The first episode of the series had (estimated) 810,000 viewers for a multichannel share of 3.8%, with the second episode (broadcast immediately after the first) having 703,000 viewers and 4.0% share. The third episode (broadcast a week later) attracted 447,000 viewers and 2.1% multichannel share, having "lost nearly half of its audience last night, 17 August, compared with last Sunday's launch. The fourth episode, broadcast on 24 August, attracted 288,000 viewers and 1.4% multichannel share, the fifth (31 August) having 353,000 viewers, and the sixth (7 September) only 245,000.

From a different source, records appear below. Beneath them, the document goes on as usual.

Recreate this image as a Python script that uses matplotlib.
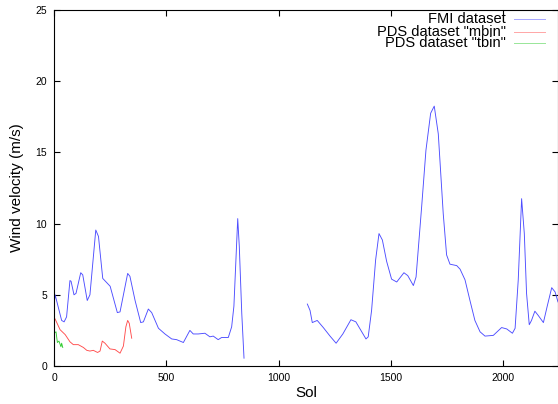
import numpy as np
import matplotlib
matplotlib.use("Agg")
import matplotlib.pyplot as plt

plt.rcParams['font.family'] = ['Liberation Sans', 'DejaVu Sans']

# FMI dataset, two segments (gap between ~850 and ~1125)
fmi_sol_1 = [0, 5, 34, 45, 56, 71, 76, 89, 98, 119, 128, 148, 160, 186, 198, 217, 235, 250,
             282, 294, 328, 338, 361, 386, 398, 420, 435, 465, 494, 524, 546, 576, 605, 620,
             642, 672, 694, 709, 731, 746, 776, 791, 801, 818, 825, 836, 846]
fmi_wind_1 = [4.3, 5.0, 3.2, 3.1, 3.45, 6.0, 5.95, 5.0, 5.1, 6.55, 6.4, 4.6, 5.0, 9.55, 9.1,
              6.15, 5.85, 5.6, 3.75, 3.8, 6.5, 6.3, 4.6, 3.05, 3.1, 4.0, 3.75, 2.65, 2.25, 1.9,
              1.85, 1.65, 2.5, 2.25, 2.25, 2.3, 2.05, 2.1, 1.85, 2.0, 2.0, 2.75, 4.2, 10.35,
              8.4, 3.7, 0.55]
fmi_sol_2 = [1128, 1140, 1150, 1172, 1199, 1229, 1256, 1286, 1322, 1344, 1389, 1399, 1414,
             1432, 1447, 1462, 1481, 1503, 1526, 1558, 1575, 1600, 1612, 1637, 1656, 1677,
             1693, 1711, 1733, 1748, 1763, 1793, 1808, 1830, 1852, 1874, 1897, 1919, 1956,
             1993, 2016, 2041, 2053, 2067, 2082, 2094, 2104, 2116, 2126, 2141, 2156, 2179,
             2196, 2216, 2231, 2244]
fmi_wind_2 = [4.35, 3.9, 3.05, 3.2, 2.7, 2.1, 1.6, 2.25, 3.25, 3.1, 1.9, 2.05, 3.9, 7.45,
              9.3, 8.85, 7.35, 6.1, 5.9, 6.55, 6.35, 5.65, 6.25, 11.2, 15.15, 17.75, 18.25,
              16.3, 10.7, 7.8, 7.15, 7.05, 6.8, 6.05, 4.6, 3.2, 2.4, 2.1, 2.15, 2.7, 2.6, 2.3,
              2.65, 6.05, 11.75, 9.3, 5.1, 2.9, 3.2, 3.85, 3.55, 3.05, 4.2, 5.5, 5.2, 4.5]

# PDS dataset "mbin"
mbin_sol = [0, 5, 27, 50, 71, 86, 108, 131, 146, 160, 175, 194, 205, 215, 227, 249, 272,
            294, 309, 320, 328, 335, 346]
mbin_wind = [3.4, 3.3, 2.55, 2.2, 1.7, 1.5, 1.5, 1.3, 1.1, 1.05, 1.1, 0.95, 1.05, 1.75, 1.6,
             1.2, 1.15, 0.9, 1.4, 2.75, 3.2, 3.0, 1.95]

# PDS dataset "tbin"
tbin_sol = [0, 9, 15, 22, 31, 34, 39]
tbin_wind = [2.3, 2.4, 1.65, 1.75, 1.35, 1.6, 1.3]

labels = ['FMI dataset', 'PDS dataset "mbin"', 'PDS dataset "tbin"']
colors = ['#4d4dff', '#ff4d4d', '#33cc33']

fig = plt.figure(figsize=(5.58, 4.04), dpi=100)
ax = fig.add_axes([54 / 558, 38 / 404, 504 / 558, 356 / 404])

ax.plot(fmi_sol_1, fmi_wind_1, color=colors[0], lw=0.65)
ax.plot(fmi_sol_2, fmi_wind_2, color=colors[0], lw=0.65)
ax.plot(mbin_sol, mbin_wind, color=colors[1], lw=0.65)
ax.plot(tbin_sol, tbin_wind, color=colors[2], lw=0.65)

ax.set_xlim(0, 2244)
ax.set_ylim(0, 25)
ax.set_xticks([0, 500, 1000, 1500, 2000])
ax.set_yticks([0, 5, 10, 15, 20, 25])
ax.tick_params(direction='in', length=4, width=0.8, top=True, right=True,
               labelsize=7.5, pad=5)
for s in ax.spines.values():
    s.set_linewidth(0.8)

ax.set_xlabel('Sol', fontsize=11, labelpad=2)
ax.set_ylabel('Wind velocity (m/s)', fontsize=11, labelpad=8)

# legend, gnuplot style: text right-aligned, sample to the right
leg_y = [19, 32, 43]
for lab, col, yy in zip(labels, colors, leg_y):
    yf = 1 - yy / 404
    fig.text(506 / 558, yf, lab, ha='right', va='center', fontsize=10.5)
    fig.add_artist(plt.Line2D([514 / 558, 545 / 558], [yf, yf], color=col, lw=0.7,
                              alpha=0.5, transform=fig.transFigure))

fig.savefig('out.png', dpi=100)
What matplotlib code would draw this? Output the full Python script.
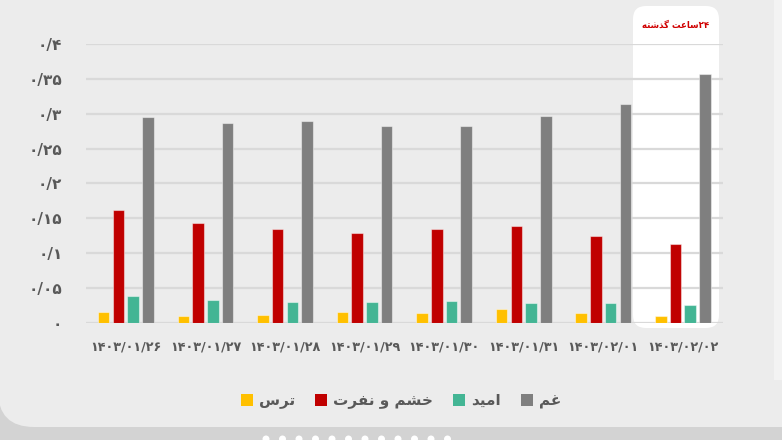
import matplotlib.pyplot as plt
from matplotlib.patches import FancyBboxPatch, Rectangle, Patch, Circle
from matplotlib.transforms import IdentityTransform
import numpy as np

# data (values per day)
dates = ["۱۴۰۳/۰۱/۲۶", "۱۴۰۳/۰۱/۲۷", "۱۴۰۳/۰۱/۲۸", "۱۴۰۳/۰۱/۲۹",
         "۱۴۰۳/۰۱/۳۰", "۱۴۰۳/۰۱/۳۱", "۱۴۰۳/۰۲/۰۱", "۱۴۰۳/۰۲/۰۲"]
fear = [0.016, 0.010, 0.011, 0.015, 0.014, 0.019, 0.014, 0.010]
anger = [0.162, 0.143, 0.134, 0.129, 0.135, 0.139, 0.124, 0.113]
hope = [0.039, 0.032, 0.030, 0.030, 0.031, 0.028, 0.028, 0.026]
sad = [0.295, 0.286, 0.290, 0.282, 0.282, 0.297, 0.314, 0.357]
y_ticks = [0, 0.05, 0.1, 0.15, 0.2, 0.25, 0.3, 0.35, 0.4]
y_labels = ["۰", "۰/۰۵", "۰/۱", "۰/۱۵", "۰/۲", "۰/۲۵", "۰/۳", "۰/۳۵", "۰/۴"]

# tiny arabic shaper (matplotlib has no shaping): isolated, final, initial, medial
FORMS = {
    "ا": ("\uFE8D", "\uFE8E", None, None),
    "ت": ("\uFE95", "\uFE96", "\uFE97", "\uFE98"),
    "ر": ("\uFEAD", "\uFEAE", None, None),
    "س": ("\uFEB1", "\uFEB2", "\uFEB3", "\uFEB4"),
    "خ": ("\uFEA5", "\uFEA6", "\uFEA7", "\uFEA8"),
    "ش": ("\uFEB5", "\uFEB6", "\uFEB7", "\uFEB8"),
    "م": ("\uFEE1", "\uFEE2", "\uFEE3", "\uFEE4"),
    "و": ("\uFEED", "\uFEEE", None, None),
    "ن": ("\uFEE5", "\uFEE6", "\uFEE7", "\uFEE8"),
    "ف": ("\uFED1", "\uFED2", "\uFED3", "\uFED4"),
    "ی": ("\uFBFC", "\uFBFD", "\uFBFE", "\uFBFF"),
    "د": ("\uFEA9", "\uFEAA", None, None),
    "غ": ("\uFECD", "\uFECE", "\uFECF", "\uFED0"),
    "ع": ("\uFEC9", "\uFECA", "\uFECB", "\uFECC"),
    "گ": ("\uFB92", "\uFB93", "\uFB94", "\uFB95"),
    "ذ": ("\uFEAB", "\uFEAC", None, None),
    "ه": ("\uFEE9", "\uFEEA", "\uFEEB", "\uFEEC"),
}


def shape(word):
    out = []
    for i, ch in enumerate(word):
        if ch not in FORMS:
            out.append(ch)
            continue
        prev = word[i - 1] if i > 0 else ""
        nxt = word[i + 1] if i + 1 < len(word) else ""
        jp = prev in FORMS and FORMS[prev][2] is not None
        jn = FORMS[ch][2] is not None and nxt in FORMS
        iso, fin, ini, med = FORMS[ch]
        if jp and jn:
            out.append(med)
        elif jp:
            out.append(fin)
        elif jn:
            out.append(ini)
        else:
            out.append(iso)
    return "".join(reversed(out))


names = ["ترس", "خشم و نفرت", "امید", "غم"]
colors = ["#ffc000", "#c00000", "#43b594", "#7f7f7f"]

plt.rcParams["font.family"] = ["DejaVu Sans"]
fig = plt.figure(figsize=(7.82, 4.4), dpi=100)
fig.patch.set_facecolor("#d3d3d3")

# card background and highlight box (pixel coords)
card = FancyBboxPatch((-2, 13), 900, 500, boxstyle="round,pad=0,rounding_size=36",
                      transform=IdentityTransform(), facecolor="#ececec", edgecolor="none", zorder=-3)
fig.add_artist(card)
fig.add_artist(Rectangle((774, 60), 10, 400, transform=IdentityTransform(),
                         facecolor="#f3f3f3", edgecolor="none", zorder=-2))
box = FancyBboxPatch((633, 112), 86, 322, boxstyle="round,pad=0,rounding_size=13",
                     transform=IdentityTransform(), facecolor="white", edgecolor="none", zorder=-1)
fig.add_artist(box)
for k in range(12):
    fig.add_artist(Circle((266 + k * 16.5, 1), 3.5, transform=IdentityTransform(),
                          facecolor="white", edgecolor="none", zorder=-1))

ax = fig.add_axes([86 / 782, 117.3 / 440, 636.7 / 782, 278.7 / 440])
ax.set_facecolor("none")

x = np.arange(len(dates))
w = 0.145
step = 0.185
for i, (vals, c) in enumerate(zip([fear, anger, hope, sad], colors)):
    ax.bar(x + (i - 1.5) * step, vals, width=w, color=c,
           edgecolor=(1, 1, 1, 0.45), linewidth=0.8, zorder=3)

ax.set_xlim(-0.5, 7.5)
ax.set_ylim(0, 0.4)
ax.set_yticks(y_ticks)
ax.set_yticklabels(y_labels, fontsize=11, fontweight="bold", color="#595959")
ax.set_xticks(x)
ax.set_xticklabels(dates, fontsize=9.2, fontweight="bold", color="#595959")
ax.tick_params(length=0)
ax.tick_params(axis="y", pad=17)
ax.tick_params(axis="x", pad=13)
ax.grid(axis="y", color="#d9d9d9", linewidth=1.6, zorder=0)
for s in ax.spines.values():
    s.set_visible(False)

fig.text(676 / 782, (440 - 25) / 440, shape("ساعت گذشته") + "۲۴", ha="center", va="center",
         fontsize=6.2, fontweight="bold", color="#d00000")

handles = [Patch(facecolor=c, edgecolor="none") for c in colors]
fig.legend(handles, [shape(n) for n in names], loc="center", ncol=4,
           bbox_to_anchor=(401 / 782, (440 - 401) / 440), frameon=False,
           prop={"size": 11, "weight": "bold"}, labelcolor="#595959",
           handlelength=0.8, handleheight=0.8, handletextpad=0.4, columnspacing=1.3)

fig.savefig("out.png", dpi=100)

Andrew Billen, reviewer for The Times
, was mainly critical — he stated that the series "fancies itself as gritty and hip" and that it was "to Spooks
is to Doctor Who
(ie, not as good)", adding criticism of what he saw as its low budget, its combination of "state torture with a boozy, flirty This Life
house-share", and its failure of nerve in not fully linking the attack "with either the Olympics or al-Qaeda". Roland White in The Sunday Times
concluded "The script is poor and the acting little better. It's like watching recent graduates takes their first management-training exercise.
The Guardian described it as "a spin-off too far", with "clunky, lazy writing" and "patronising awfulness", "ropey indeed.... an utterly cynical venture and a damning indictment of the lack of imagination at work in commissioning new drama.
A preliminary piece in The Daily Telegraph wondered if the series could avoid accusations of trying to cash in on Spooks despite being "a spin-off with almost nothing in common with its namesake", whilst other reviews in the same paper called the general scenario "daft and unconvincing" and too ludicrous to work as well as similar spin-offs. Though the Telegraph did find some praise for the "surprising twist" in the first episode, it lampooned the nuclear attack for having seemingly "killed everyone over the age of 40" and left MI5 "staffed purely by the young and good-looking", comparing the series' youthful cast with that of Skins.
A review of the first episode by website Digital Spy panned the show, finding it, "utterly uninspired and stale", "shambolically written", "patronising", and "amateurish". The second episode "is certainly an improvement on the dire opener, although that's hardly a compliment." But "the entire show comes across as one of those school teachers who tries desperately to be trendy and get down wiv da kidz" and "has yet to show ...that it can transcend its current status as a piece of condescending, uninvolving tripe.